Reformas para combatir los males estructurales

Cuando Ian McLeod, ministro británico de Finanzas, acuñó a mediados de los sesenta la palabra estanflación -de la suma de stagnation (estancamiento) e inflation (inflación)- definió el término como "lo peor de dos mundos". McLeod dijo entonces que aquella situación constituía una novedad histórica, en alusión a que antes de aquella fecha los economistas consideraban el estancamiento y la inflación como dos grandes males económicos a combatir, pero afortunadamente incompatibles entre sí. Una vez que se vio desmentido ese error, la estanflación ha pasado a ocupar un lugar destacado y justamente temido entre los riesgos que amenazan la economía de un país. Precisamente por ello, resultan preocupantes los últimos datos de inflación publicados por el Instituto Nacional de Estadística (INE), que revelan la subida interanual de los precios del 3% en el mes de octubre, una décima por debajo de la registrada en septiembre, pero una variación mensual incrementada en una décima, hasta el 0,8%.

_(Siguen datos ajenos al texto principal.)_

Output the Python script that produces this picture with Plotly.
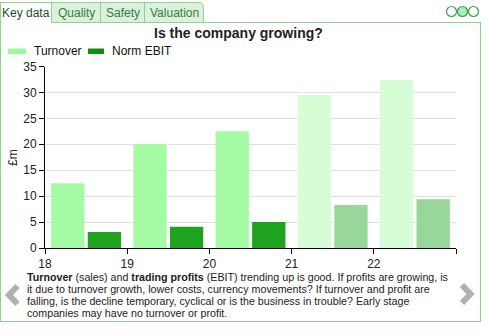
import plotly.graph_objects as go

# Financial years and values (£m); last two years are forecasts
years = [18, 19, 20, 21, 22]
turnover = [12.5, 20.0, 22.5, 29.5, 32.4]
norm_ebit = [3.1, 4.1, 5.0, 8.3, 9.4]
forecast = [False, False, False, True, True]

y_ticks = [0, 5, 10, 15, 20, 25, 30, 35]
x_ticks = [18, 19, 20, 21, 22, 23]
x_tick_text = ["18", "19", "20", "21", "22", ""]

tabs = ["Key data", "Quality", "Safety", "Valuation"]
title_text = "Is the company growing?"
caption_lines = [
    "<b>Turnover</b> (sales) and <b>trading profits</b> (EBIT) trending up is good. If profits are growing, is",
    "it due to turnover growth, lower costs, currency movements? If turnover and profit are",
    "falling, is the decline temporary, cyclical or is the business in trouble? Early stage",
    "companies may have no turnover or profit.",
]

W, H = 490, 335
FONT = "Liberation Sans, Arial, sans-serif"
GREEN_BORDER = "#8fd18f"
TAB_FILL = "#dcf0dc"

TURN_COL, TURN_FC = "#a4fba4", "#d6fdd6"
EBIT_COL, EBIT_FC = "#1fa21f", "#99d699"


def px(x):
    return x / W


def py(y):
    return 1 - y / H


fig = go.Figure()
x_pos = [y + 0.5 for y in years]
fig.add_bar(x=x_pos, y=turnover, name="Turnover",
            marker=dict(color=[TURN_FC if f else TURN_COL for f in forecast], line_width=0))
fig.add_bar(x=x_pos, y=norm_ebit, name="Norm EBIT",
            marker=dict(color=[EBIT_FC if f else EBIT_COL for f in forecast], line_width=0))

shapes = []
annotations = []

# outer panel
shapes.append(dict(type="rect", xref="paper", yref="paper", x0=px(0.5), x1=px(480.5),
                   y0=py(321.5), y1=py(22.5), line=dict(color=GREEN_BORDER, width=1.2)))

# tabs
tab_edges = [0.5, 51.5, 100.5, 144.5, 203.5]
for i, name in enumerate(tabs):
    x0, x1 = tab_edges[i], tab_edges[i + 1]
    active = i == 0
    fill = "white" if active else TAB_FILL
    if i == len(tabs) - 1:
        path = (f"M {px(x0)},{py(22.5)} L {px(x0)},{py(2.5)} L {px(x1-5)},{py(2.5)} "
                f"Q {px(x1)},{py(2.5)} {px(x1)},{py(7.5)} L {px(x1)},{py(22.5)} Z")
        shapes.append(dict(type="path", xref="paper", yref="paper", path=path,
                           fillcolor=fill, line=dict(color=GREEN_BORDER, width=1)))
    else:
        shapes.append(dict(type="rect", xref="paper", yref="paper", x0=px(x0), x1=px(x1),
                           y0=py(22.5), y1=py(2.5), fillcolor=fill,
                           line=dict(color=GREEN_BORDER, width=1)))
    if active:
        shapes.append(dict(type="line", xref="paper", yref="paper", x0=px(x0 + 1), x1=px(x1 - 0.5),
                           y0=py(22.5), y1=py(22.5), line=dict(color="white", width=2)))
    annotations.append(dict(text=name, xref="paper", yref="paper", x=px((x0 + x1) / 2),
                            y=py(13), xanchor="center", yanchor="middle", showarrow=False,
                            font=dict(family=FONT, size=12,
                                      color="#1f4f1f" if active else "#2f7f3f")))

# page indicator dots
for i, cx in enumerate([451.5, 462.5, 473.5]):
    shapes.append(dict(type="circle", xref="paper", yref="paper", x0=px(cx - 5), x1=px(cx + 5),
                       y0=py(11.5 + 5), y1=py(11.5 - 5),
                       fillcolor="#a8efbf" if i == 1 else "white",
                       line=dict(color="#3c9c50", width=1.2)))

# navigation chevrons
shapes.append(dict(type="path", xref="paper", yref="paper",
                   path=f"M {px(17.5)},{py(286)} L {px(9)},{py(295)} L {px(17.5)},{py(304)}",
                   line=dict(color="#b0b0b0", width=6)))
shapes.append(dict(type="path", xref="paper", yref="paper",
                   path=f"M {px(462)},{py(285)} L {px(470.5)},{py(294)} L {px(462)},{py(303)}",
                   line=dict(color="#b0b0b0", width=6)))

# legend
shapes.append(dict(type="rect", xref="paper", yref="paper", x0=px(8), x1=px(26),
                   y0=py(54), y1=py(48.5), fillcolor="#a0f6a0", line_width=0))
shapes.append(dict(type="rect", xref="paper", yref="paper", x0=px(88), x1=px(104),
                   y0=py(54), y1=py(48.5), fillcolor="#0f900f", line_width=0))
annotations.append(dict(text="Turnover", xref="paper", yref="paper", x=px(32), y=py(51.5),
                        xanchor="left", yanchor="middle", showarrow=False,
                        font=dict(family=FONT, size=12, color="#111")))
annotations.append(dict(text="Norm EBIT", xref="paper", yref="paper", x=px(110), y=py(51.5),
                        xanchor="left", yanchor="middle", showarrow=False,
                        font=dict(family=FONT, size=12, color="#111")))

# title
annotations.append(dict(text=f"<b>{title_text}</b>", xref="paper", yref="paper", x=px(238.5),
                        y=py(33), xanchor="center", yanchor="middle", showarrow=False,
                        font=dict(family=FONT, size=14, color="#222")))

# y-axis title
annotations.append(dict(text="£m", xref="paper", yref="paper", x=px(13), y=py(158),
                        xanchor="center", yanchor="middle", showarrow=False, textangle=-90,
                        font=dict(family=FONT, size=12, color="#222")))

# explanatory caption
for i, line in enumerate(caption_lines):
    annotations.append(dict(text=line, xref="paper", yref="paper", x=px(25), y=py(277 + 11.9 * i),
                            xanchor="left", yanchor="middle", showarrow=False,
                            font=dict(family=FONT, size=10.7, color="#222")))

fig.update_layout(
    width=W, height=H,
    margin=dict(l=0, r=0, t=0, b=0, autoexpand=False),
    paper_bgcolor="white", plot_bgcolor="white",
    showlegend=False,
    barmode="group", bargap=0.11, bargroupgap=0.09,
    shapes=shapes, annotations=annotations,
    font=dict(family=FONT, size=12, color="#222"),
    xaxis=dict(domain=[px(45), px(456)], range=[18, 23], tickvals=x_ticks, ticktext=x_tick_text,
               ticks="outside", ticklen=5, tickcolor="black", showline=True, linecolor="black",
               linewidth=1, showgrid=False, zeroline=False, fixedrange=True, automargin=False),
    yaxis=dict(domain=[py(248), py(66.5)], range=[0, 35], tickvals=y_ticks,
               ticks="outside", ticklen=5, tickcolor="black", showline=True, linecolor="black",
               linewidth=1, showgrid=True, gridcolor="#e0e0e0", gridwidth=1, zeroline=False,
               fixedrange=True, automargin=False),
)

fig.write_html("out.html", config={"displayModeBar": False})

La combinación de esa evolución de los precios con el escenario de estancamiento en que está inmersa la economía española pone en el horizonte la posibilidad de entrar en un periodo de estanflación. Un riesgo que, en el caso de España, se ve agravado por dos factores añadidos: el hecho de que su ritmo de crecimiento está por debajo de la media europea y la circunstancia de que la economía española tiene tendencia a mantener una inflación por encima de la del resto de los países de la UE. En ese sentido, y más allá de los previsibles efectos coyunturales que tienen las crisis sobre las variables macroeconómicas, España arrastra consigo un serio e insostenible problema de inflación estructural, que se ve acentuado durante los ciclos económicos adversos, pero cuya presencia se mantiene, en mayor o menor medida, de forma constante en el tiempo.

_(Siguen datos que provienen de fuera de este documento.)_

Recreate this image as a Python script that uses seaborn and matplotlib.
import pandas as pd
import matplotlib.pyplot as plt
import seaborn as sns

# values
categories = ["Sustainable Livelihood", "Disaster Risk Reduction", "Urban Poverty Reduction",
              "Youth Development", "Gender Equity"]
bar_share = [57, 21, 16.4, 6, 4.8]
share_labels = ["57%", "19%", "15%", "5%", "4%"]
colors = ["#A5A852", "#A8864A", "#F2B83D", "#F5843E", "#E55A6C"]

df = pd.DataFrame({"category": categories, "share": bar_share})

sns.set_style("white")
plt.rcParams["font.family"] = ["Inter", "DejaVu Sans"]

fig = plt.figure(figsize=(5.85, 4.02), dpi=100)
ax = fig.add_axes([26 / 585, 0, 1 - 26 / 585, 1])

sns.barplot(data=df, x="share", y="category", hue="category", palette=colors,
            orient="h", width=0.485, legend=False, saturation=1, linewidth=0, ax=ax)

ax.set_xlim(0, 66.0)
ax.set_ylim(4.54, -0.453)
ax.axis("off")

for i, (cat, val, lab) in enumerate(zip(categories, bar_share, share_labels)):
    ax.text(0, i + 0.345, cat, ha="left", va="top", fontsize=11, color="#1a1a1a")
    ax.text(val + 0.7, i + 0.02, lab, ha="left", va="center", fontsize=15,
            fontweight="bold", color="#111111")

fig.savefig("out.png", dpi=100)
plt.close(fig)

El dato de la inflación de octubre se debe en buena medida a la subida de los precios en las bebidas alcohólicas y el tabaco y en el vestido y el calzado, una vez finalizadas las rebajas. El hecho anómalo de que ese repunte se produzca pese al descenso de la demanda privada parece apuntar a una estrategia de recomposición de los precios en un intento de compensar la imparable caída del consumo. Pese a esa circunstancia, la presión al alza de los precios en España se explica también por otros factores añadidos y no coyunturales. Uno de ellos es el mantenimiento de restricciones a la competencia en determinados servicios, como es el caso de la energía, el transporte y las comunicaciones, así como en la prestación de ciertas actividades profesionales. A todo ello hay que añadir el efecto que sobre los precios ejerce una dependencia del petróleo que se ha cronificado hasta el punto de que difícilmente puede seguir considerándose un problema coyuntural. Como tampoco es razonable continuar considerando males transitorios otros lastres de la economía española, como un déficit público y unas tasas de desempleo cuya magnitud y evolución no pueden explicarse únicamente por razones puntuales.

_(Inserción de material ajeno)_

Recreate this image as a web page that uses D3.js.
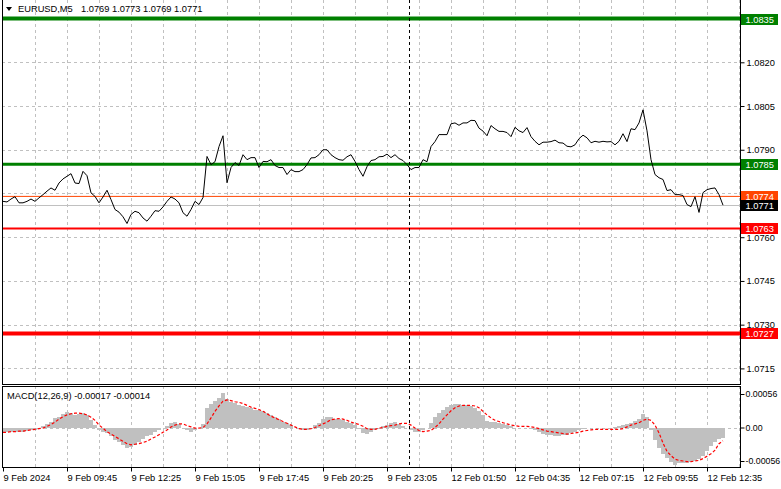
<!DOCTYPE html>
<html><head><meta charset="utf-8">
<script src="https://cdn.jsdelivr.net/npm/d3@7"></script>
<style>
html,body{margin:0;padding:0;background:#fff;}
svg{display:block;font-family:"Liberation Sans",Arial,sans-serif;}
</style></head><body>
<svg id="c" width="781" height="489"></svg>
<script>
// ---------- DATA ----------
const symbolTitle = "EURUSD,M5";
const ohlcLabel = "1.0769 1.0773 1.0769 1.0771";
const macdTitle = "MACD(12,26,9) -0.00017 -0.00014";
const timeLabels = ["9 Feb 2024","9 Feb 09:45","9 Feb 12:25","9 Feb 15:05","9 Feb 17:45","9 Feb 20:25",
  "9 Feb 23:05","12 Feb 01:50","12 Feb 04:35","12 Feb 07:15","12 Feb 09:55","12 Feb 12:35"];
const priceTicks = [1.0715,1.0730,1.0745,1.0760,1.0775,1.0790,1.0805,1.0820,1.0835];
const macdTicks = [0.00056, 0, -0.00056];
const macdTickLabels = ["0.00056","0.00","-0.00056"];
// close prices, one value per 10 minutes (2 bars of M5)
const closes = [
1.07723,1.07721,1.07731,1.07739,1.07718,1.07718,1.07723,1.07731,1.07723,1.07735,
1.07746,1.07758,1.07769,1.07761,1.07786,1.07800,1.07809,1.07818,1.07786,1.07784,
1.07826,1.07811,1.07752,1.07740,1.07718,1.07738,1.07761,1.07729,1.07695,1.07686,
1.07670,1.07647,1.07678,1.07689,1.07684,1.07666,1.07655,1.07672,1.07691,1.07689,
1.07704,1.07723,1.07738,1.07731,1.07718,1.07684,1.07672,1.07695,1.07723,1.07712,
1.07736,1.07877,1.07849,1.07859,1.07911,1.07948,1.07787,1.07839,1.07856,1.07846,
1.07883,1.07866,1.07873,1.07873,1.07839,1.07860,1.07859,1.07866,1.07846,1.07839,
1.07839,1.07815,1.07832,1.07825,1.07825,1.07832,1.07849,1.07872,1.07873,1.07883,
1.07900,1.07900,1.07883,1.07873,1.07866,1.07864,1.07876,1.07883,1.07860,1.07832,
1.07809,1.07842,1.07863,1.07866,1.07876,1.07877,1.07885,1.07873,1.07883,1.07870,
1.07863,1.07849,1.07832,1.07839,1.07839,1.07866,1.07859,1.07911,1.07928,1.07952,
1.07952,1.07952,1.07989,1.07992,1.07984,1.07992,1.07992,1.08001,1.08000,1.07974,
1.07964,1.07948,1.07983,1.07972,1.07963,1.07963,1.07959,1.07945,1.07977,1.07965,
1.07959,1.07976,1.07945,1.07929,1.07917,1.07926,1.07926,1.07928,1.07933,1.07924,
1.07923,1.07912,1.07910,1.07917,1.07938,1.07950,1.07941,1.07924,1.07929,1.07926,
1.07929,1.07927,1.07928,1.07917,1.07929,1.07955,1.07928,1.07972,1.07969,1.07992,
1.08037,1.07965,1.07866,1.07815,1.07804,1.07798,1.07760,1.07763,1.07746,1.07746,
1.07743,1.07712,1.07705,1.07739,1.07685,1.07753,1.07763,1.07767,1.07769,1.07746,
1.07710];
const macdHist = [
-0.00008,-0.00008,-0.00008,-0.00007,-0.00007,-0.00007,-0.00006,-0.00005,-0.00004,-0.00002,
0.00003,0.00006,0.00010,0.00016,0.00018,0.00022,0.00026,0.00024,0.00021,0.00023,
0.00025,0.00021,0.00013,0.00004,-0.00005,-0.00008,-0.00009,-0.00015,-0.00021,-0.00024,
-0.00029,-0.00035,-0.00033,-0.00029,-0.00025,-0.00019,-0.00015,-0.00012,-0.00008,-0.00005,
-0.00001,0.00003,0.00008,0.00010,0.00006,-0.00001,-0.00005,-0.00007,-0.00004,0.00000,
0.00006,0.00032,0.00040,0.00045,0.00049,0.00058,0.00048,0.00043,0.00041,0.00038,
0.00036,0.00034,0.00032,0.00030,0.00030,0.00027,0.00024,0.00021,0.00017,0.00014,
0.00010,0.00007,0.00004,0.00000,-0.00003,-0.00004,-0.00004,-0.00002,0.00004,0.00008,
0.00014,0.00018,0.00017,0.00014,0.00014,0.00012,0.00010,0.00007,0.00004,-0.00003,
-0.00009,-0.00011,-0.00007,-0.00004,-0.00003,0.00003,0.00004,0.00007,0.00009,0.00006,
0.00003,0.00000,-0.00005,-0.00007,-0.00008,-0.00004,-0.00001,0.00007,0.00018,0.00024,
0.00030,0.00034,0.00037,0.00039,0.00039,0.00038,0.00038,0.00036,0.00032,0.00028,
0.00021,0.00011,0.00010,0.00009,0.00007,0.00006,0.00004,0.00002,0.00000,0.00000,
0.00000,-0.00001,-0.00002,-0.00004,-0.00008,-0.00011,-0.00012,-0.00013,-0.00014,-0.00014,
-0.00013,-0.00012,-0.00009,-0.00007,-0.00004,-0.00002,-0.00001,-0.00001,-0.00001,-0.00001,
-0.00001,-0.00001,0.00000,0.00001,0.00002,0.00004,0.00006,0.00008,0.00011,0.00014,
0.00023,0.00017,-0.00004,-0.00021,-0.00035,-0.00044,-0.00051,-0.00058,-0.00062,-0.00060,
-0.00060,-0.00059,-0.00058,-0.00056,-0.00052,-0.00047,-0.00040,-0.00031,-0.00025,-0.00019,
-0.00017];
const macdSignal = [
-0.00008,-0.00008,-0.00007,-0.00007,-0.00006,-0.00006,-0.00005,-0.00004,-0.00003,-0.00002,
-0.00001,0.00002,0.00005,0.00009,0.00014,0.00018,0.00021,0.00023,0.00024,0.00024,
0.00023,0.00021,0.00017,0.00012,0.00004,-0.00001,-0.00007,-0.00011,-0.00015,-0.00019,
-0.00023,-0.00027,-0.00029,-0.00028,-0.00027,-0.00025,-0.00023,-0.00019,-0.00016,-0.00012,
-0.00008,-0.00004,0.00001,0.00004,0.00006,0.00006,0.00003,0.00001,-0.00001,-0.00001,
0.00000,0.00006,0.00016,0.00027,0.00036,0.00044,0.00046,0.00045,0.00043,0.00042,
0.00040,0.00037,0.00034,0.00032,0.00030,0.00027,0.00023,0.00019,0.00016,0.00013,
0.00010,0.00007,0.00004,0.00001,-0.00002,-0.00003,-0.00003,-0.00002,0.00000,0.00003,
0.00006,0.00009,0.00013,0.00014,0.00015,0.00014,0.00012,0.00009,0.00007,0.00005,
0.00002,-0.00002,-0.00003,-0.00003,-0.00001,0.00000,0.00002,0.00003,0.00004,0.00006,
0.00007,0.00007,0.00004,-0.00001,-0.00005,-0.00007,-0.00006,-0.00005,0.00000,0.00006,
0.00014,0.00021,0.00028,0.00033,0.00036,0.00037,0.00037,0.00037,0.00036,0.00033,
0.00027,0.00021,0.00016,0.00012,0.00010,0.00008,0.00006,0.00004,0.00003,0.00002,
0.00002,0.00002,0.00001,0.00000,-0.00002,-0.00004,-0.00006,-0.00007,-0.00008,-0.00009,
-0.00010,-0.00011,-0.00010,-0.00009,-0.00008,-0.00006,-0.00005,-0.00004,-0.00003,-0.00003,
-0.00003,-0.00003,-0.00003,-0.00003,-0.00003,-0.00002,0.00001,0.00004,0.00006,0.00008,
0.00012,0.00014,0.00012,0.00004,-0.00009,-0.00026,-0.00040,-0.00047,-0.00053,-0.00055,
-0.00056,-0.00057,-0.00057,-0.00056,-0.00055,-0.00052,-0.00048,-0.00044,-0.00038,-0.00027,
-0.00022];
const levelValues = [1.0835, 1.0785, 1.0774, 1.0763, 1.0727];
const bidValue = 1.0771;
const separatorIndex = 101.5;

// ---------- STYLES / LAYOUT ----------
const levelStyles = [
  {color:"#008000", width:4}, {color:"#008000", width:3}, {color:"#FF4500", width:1},
  {color:"#FF0000", width:2}, {color:"#FF0000", width:4}];
const F = 9.3;
const L = 2, R = 740;
const mainTop = 0, mainBottom = 384;
const macdTop = 386, macdBottom = 467;

const svg = d3.select("#c");
const n = closes.length;
const x = d3.scaleLinear().domain([0, n - 1]).range([3, 723]);
const yP = d3.scaleLinear().domain([1.0715, 1.0820]).range([368.4, 62.3]);
const yM = d3.scaleLinear().domain([-0.00056, 0.00056]).range([461, 394]);

const defs = svg.append("defs");
defs.append("clipPath").attr("id","cm").append("rect")
  .attr("x",L+1).attr("y",mainTop).attr("width",R-L-1).attr("height",mainBottom-mainTop);
defs.append("clipPath").attr("id","cd").append("rect")
  .attr("x",L+1).attr("y",macdTop+1).attr("width",R-L-1).attr("height",macdBottom-macdTop-1);

const gMain = svg.append("g").attr("clip-path","url(#cm)");
const gMacd = svg.append("g").attr("clip-path","url(#cd)");

// vertical grid (every 8 steps)
const gridIdx = d3.range(8, 190, 8);
[ [gMain, mainTop, mainBottom], [gMacd, macdTop, macdBottom] ].forEach(([g, t, b]) => {
  g.selectAll(null).data(gridIdx).enter().append("line")
    .attr("x1", d => Math.round(x(d)) + 0.5).attr("x2", d => Math.round(x(d)) + 0.5)
    .attr("y1", t).attr("y2", b)
    .attr("stroke", "#C0C0C0").attr("stroke-dasharray", "3,3");
});
// horizontal grid
gMain.selectAll(null).data(priceTicks).enter().append("line")
  .attr("x1", L).attr("x2", R)
  .attr("y1", d => Math.round(yP(d)) + 0.5).attr("y2", d => Math.round(yP(d)) + 0.5)
  .attr("stroke", "#C0C0C0").attr("stroke-dasharray", "3,3");
gMacd.append("line").attr("x1", L).attr("x2", R)
  .attr("y1", Math.round(yM(0)) + 0.5).attr("y2", Math.round(yM(0)) + 0.5)
  .attr("stroke", "#C0C0C0").attr("stroke-dasharray", "3,3");

// bid line
gMain.append("line").attr("x1", L).attr("x2", R)
  .attr("y1", Math.round(yP(bidValue)) + 0.5).attr("y2", Math.round(yP(bidValue)) + 0.5)
  .attr("stroke", "#C0C0C0");

// level lines
gMain.selectAll(null).data(levelValues).enter().append("line")
  .attr("x1", L).attr("x2", R)
  .attr("y1", d => yP(d)).attr("y2", d => yP(d))
  .attr("stroke", (d, i) => levelStyles[i].color)
  .attr("stroke-width", (d, i) => levelStyles[i].width);

// price line
gMain.append("path").datum(closes)
  .attr("d", d3.line().x((d, i) => x(i)).y(d => yP(d)))
  .attr("fill", "none").attr("stroke", "#000").attr("stroke-width", 1);

// MACD histogram
gMacd.selectAll(null).data(macdHist).enter().append("rect")
  .attr("x", (d, i) => x(i) - 2).attr("width", 4)
  .attr("y", d => Math.min(yM(d), yM(0)))
  .attr("height", d => Math.abs(yM(d) - yM(0)))
  .attr("fill", "#C0C0C0").attr("shape-rendering", "crispEdges");
// signal
gMacd.append("path").datum(macdSignal)
  .attr("d", d3.line().x((d, i) => x(i)).y(d => yM(d)))
  .attr("fill", "none").attr("stroke", "#FF0000").attr("stroke-width", 1.2)
  .attr("stroke-dasharray", "3,2");

// separator
svg.append("line")
  .attr("x1", Math.round(x(separatorIndex)) + 0.5).attr("x2", Math.round(x(separatorIndex)) + 0.5)
  .attr("y1", mainTop).attr("y2", macdBottom)
  .attr("stroke", "#000").attr("stroke-dasharray", "3,3");

// frames
const fr = svg.append("g").attr("fill", "none").attr("stroke", "#000").attr("shape-rendering", "crispEdges");
fr.append("path").attr("d", `M${L+0.5},${mainTop}V${mainBottom+0.5}H${R+0.5}V${mainTop}`);
fr.append("rect").attr("x", L + 0.5).attr("y", macdTop + 0.5)
  .attr("width", R - L).attr("height", macdBottom - macdTop);

// price axis
const coveredTicks = [1.0775, 1.0835]; // labels hidden behind the level boxes
const axP = svg.append("g").attr("transform", `translate(${R + 0.5},0)`)
  .call(d3.axisRight(yP).tickValues(priceTicks).tickSize(4).tickPadding(2).tickFormat(d3.format(".4f")));
axP.select(".domain").remove();
axP.selectAll("text").attr("font-size", F).attr("font-family", "Liberation Sans, Arial, sans-serif").attr("fill", "#000");
axP.selectAll(".tick").filter(d => coveredTicks.some(c => Math.abs(c - d) < 1e-6)).select("text").remove();
axP.selectAll("line").attr("stroke", "#000");

// macd axis
const axM = svg.append("g").attr("transform", `translate(${R + 0.5},0)`)
  .call(d3.axisRight(yM).tickValues(macdTicks).tickSize(4).tickPadding(1).tickFormat((d, i) => macdTickLabels[i]));
axM.select(".domain").remove();
axM.selectAll("text").attr("font-size", 8.8).attr("font-family", "Liberation Sans, Arial, sans-serif").attr("fill", "#000");
axM.selectAll("line").attr("stroke", "#000");

// time axis
const labelIdx = timeLabels.map((d, i) => i * 16);
const axT = svg.append("g").attr("transform", `translate(0,${macdBottom + 0.5})`)
  .call(d3.axisBottom(x).tickValues(labelIdx).tickSize(4).tickFormat((d, i) => timeLabels[i]));
axT.select(".domain").remove();
axT.selectAll("text").attr("font-size", F).attr("font-family", "Liberation Sans, Arial, sans-serif")
  .attr("fill", "#000").attr("text-anchor", "start").attr("x", 0).attr("y", 10.5).attr("dy", "0.35em");
axT.selectAll("line").attr("stroke", "#000");

// price label boxes
const boxes = levelValues.map((v, i) => ({v, color: levelStyles[i].color}))
  .concat([{v: bidValue, color: "#000"}]);
const bg = svg.append("g");
bg.selectAll("rect").data(boxes).enter().append("rect")
  .attr("x", R + 1).attr("width", 37).attr("y", d => Math.round(yP(d.v)) - 5).attr("height", 11)
  .attr("fill", d => d.color);
bg.selectAll("text").data(boxes).enter().append("text")
  .attr("x", R + 5.5).attr("y", d => Math.round(yP(d.v)) + 0.5).attr("dy", "0.35em")
  .attr("font-size", F).attr("fill", "#fff").text(d => d.v.toFixed(4));

// header
svg.append("path").attr("d", "M6,7L12,7L9,11Z").attr("fill", "#000");
svg.append("text").attr("x", 18).attr("y", 9).attr("dy", "0.35em").attr("font-size", F)
  .attr("fill", "#000").text(symbolTitle);
svg.append("text").attr("x", 81).attr("y", 9).attr("dy", "0.35em").attr("font-size", F)
  .attr("fill", "#000").text(ohlcLabel);
svg.append("text").attr("x", 7).attr("y", 395.5).attr("dy", "0.35em").attr("font-size", F)
  .attr("fill", "#000").text(macdTitle);
</script>
</body></html>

La medicina frente a esa inflación crónica y, por ende, frente al riesgo actual de estanflación pasa por la obligación de acometer reformas de modo urgente y sin titubeos. Una necesidad exigida también por la fortísima presión, a niveles prácticamente insoportables, que los mercados financieros están ejerciendo sobre las economías europeas y que se saldan casi a diario con máximos en las primas de riesgo de España, Francia, Italia, Bélgica, Austria y Grecia. Si en el caso de Atenas y Roma, a ese despiadado acoso sobre la deuda se suma la incertidumbre ante la formación de nuevos Gobiernos y su previsible falta de apoyo a la hora de implementar los recortes pendientes, en España la cercanía del horizonte electoral abre una nueva etapa que debe aprovecharse para poner en marcha las políticas de choque que la economía española necesita. Unas políticas que no resultarán populares ni fáciles de explicar por lo que implican de sacrificio y de austeridad, pero que no queda otra opción que aplicar. La otra alternativa implica, entre otros riesgos, hacer frente a lo peor de dos mundos.